Beane also challenges the propriety of the multiple consecutive sentences im*855posed below, alleging that the district court based its sentencing decision on a mistaken calculation of his criminal history score. In view of our decision to remand for resentencing, we leave it to the district court to carefully consider the calculation of Beane’s criminal history score.

Finally, defense counsel conceded in her closing argument that Beane assaulted F.E. Beane now asserts that counsel made that statement without his authorization and implies that the outcome would have been different had counsel not done so. We construe this as an ineffective-assistance-of-counsel claim based on the theory that counsel conceded Beane’s guilt without his consent. A full reading of the closing argument establishes that counsel’s statements reflect a tactical decision to concede, in the face of compelling evidence, allegations the jury would almost surely accept and to focus instead on persuading the jury that those facts related to the domestic-assault charge and not to the first-degree-burglary charges, because conviction on the former would result in a shorter sentence than conviction on the latter.

Counsel’s exercise of tactical judgment generally will not support an ineffective-assistance claim. State v. Buchanan, 431 N.W.2d 542, 553 (Minn.1988). But the supreme court has held that the decision to concede guilt is for the defendant alone to make, and that when counsel concedes guilt without a defendant’s consent counsel’s performance is deficient and prejudice is presumed. State v. Jorgensen, 660 N.W.2d 127, 132 (2003) (citing Dukes v. State, 621 N.W.2d 246, 254 (Minn.2001)).

The record shows that Beane explicitly consented to the concession of guilt. Before closing arguments defense counsel asked Beane — on the record but outside the presence of the jury — whether he understood and consented to her strategy of conceding guilt as to the assault. Beane acknowledged that they had discussed the strategy, that he understood it, and that he freely and voluntarily agreed to it. Be-ane’s consent to his attorney’s concession of his guilt forecloses his ineffective-assistance-of-counsel claim.

DECISION

We affirm the district court’s decision to admit relationship evidence because Beane has not shown that admission of that evidence was prejudicial. We reverse the conviction on the second count of first-degree burglary because a single entry of a single dwelling without consent, followed by multiple assaults, supports only one first-degree burglary conviction. We remand to the district court with direction to vacate that conviction and resentence in a manner consistent with the guidelines set forth in this opinion.

Affirmed in part, reversed in part, and remanded.
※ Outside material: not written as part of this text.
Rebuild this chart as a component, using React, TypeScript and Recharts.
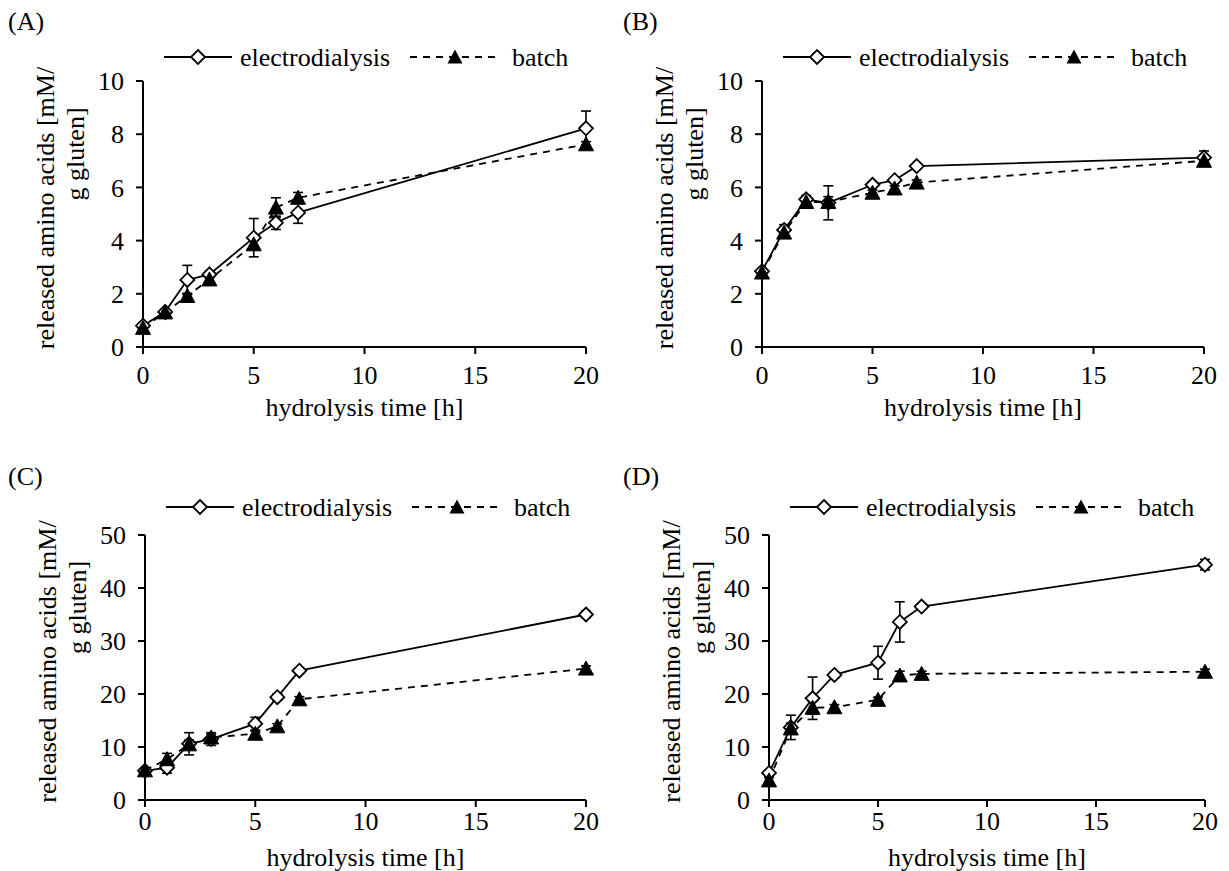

. We observe that under Hodges, Beane could have been charged with an additional count of assault for each individual he assaulted in K.B.'s apartment. We also note that the multiple-victim exception may have supported additional assault charges for each of the victims he attacked or threatened while in F.E.’s apartment, and that those assaults were apparently aggravated by the presence of children. Additionally, Beane's pursuit of F.E. back into her own apartment could potentially have supported a first-degree-burglary charge because this second entry was undoubtedly made without F.E.’s consent, and because the facts support the conclusion that Beane committed additional crimes against additional victims after this unconsented entry.